Natural gas did absolutely nothing on Friday closing up 0.7¢ at $2.371. All the strips barely moved as well. The fact we’re going to have an El Nino this winter, which should translate into a warmer than normal winter for the upper Midwest, is now built into this market. The question now is, how long will the above normal temperatures continue? Will we see the warm temps into Q1 2016, or not? Only time will tell. This morning the forecast is once again coming in warm for the east, particularly in the 11-15 day time frame, and natty is feeling it being down 7.3¢.

Elsewhere

You regular readers know I like commenting on housing because it is near and dear to so many of us. As I’ve mentioned numerous time over the last year, the housing market is recovering. However, one segment remains stubbornly weak. That is the share of first-time buyers. In fact it’s so weak right now that it’s at the lowest level in three decades, just 32% of all purchases, per the National Association or Realtors. The share of first-time buyers should be higher being mortgage interest rates are historically low, job prospects for the college educated are healthy and the fact renting is becoming more expensive making the economics of buying more attractive. Unfortunately, there are too many hurdles impeding first-time buyers. Those aforementioned high rent rates are making it more difficult to save for a down payment, there’s scarce inventory for new and existing homes in their price range, and it’s still too difficult for some to get a mortgage. That all being said, however, the primary deterrent was debt, with more than half citing student loan debt as the culprit.

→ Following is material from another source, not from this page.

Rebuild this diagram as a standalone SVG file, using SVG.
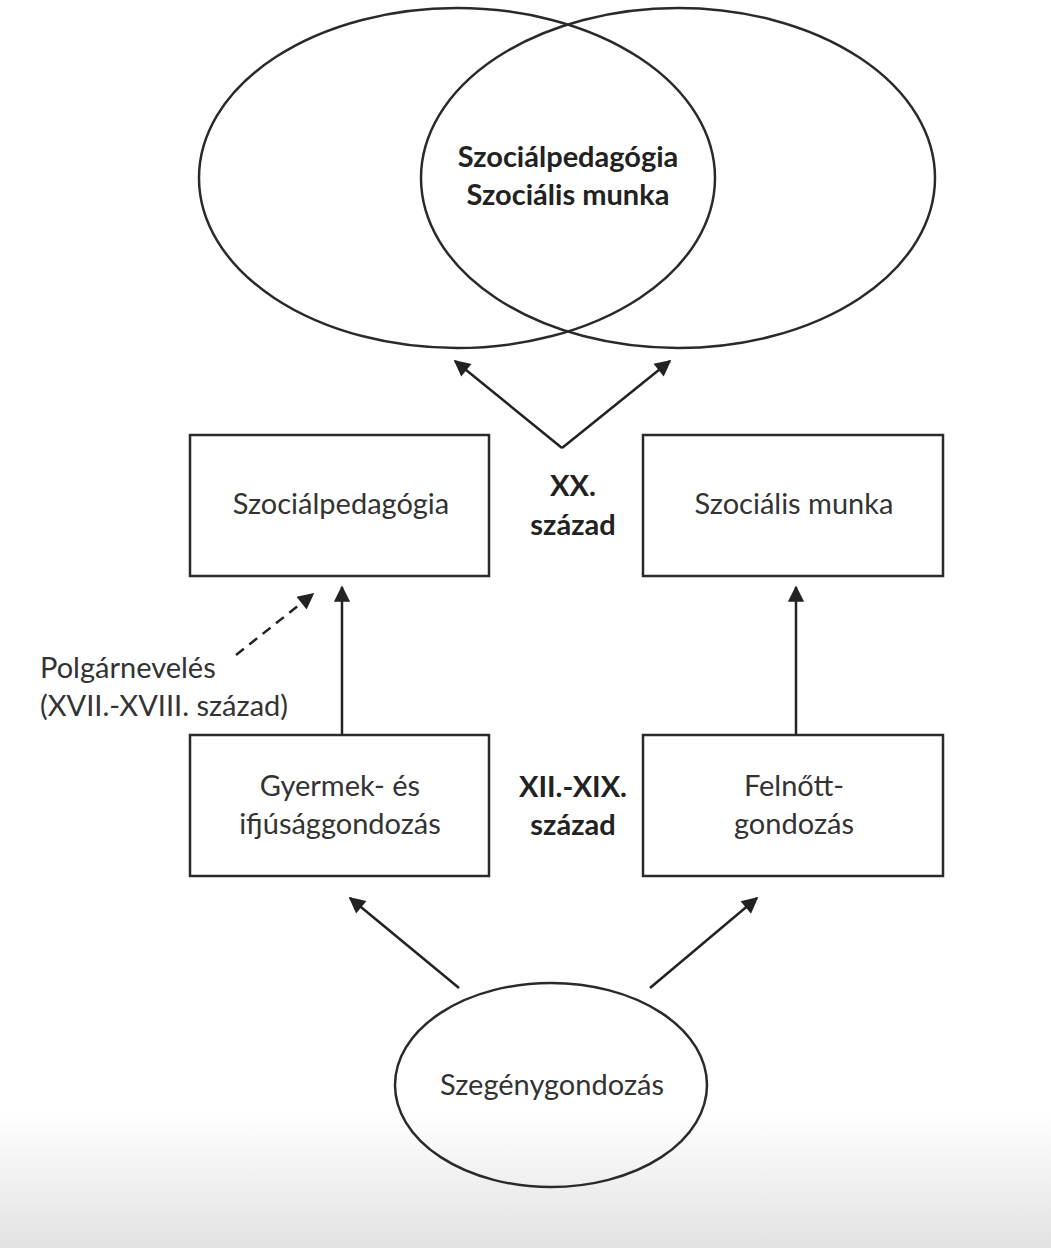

The report comes as home ownership in the U.S. sits at the lowest level in half a century at 63.4%. A few things have not changed though. The median age of buyers is 31, sellers is 54 and the share of multi-generational households buying is 13%.

The median time on the market for recently sold homes was four weeks for the second consecutive year. This is far less time than historical norms and is due to the low inventory of homes for sale that plagues most of the country. The market continues to be dominated by married couples who are seeing their household income increase.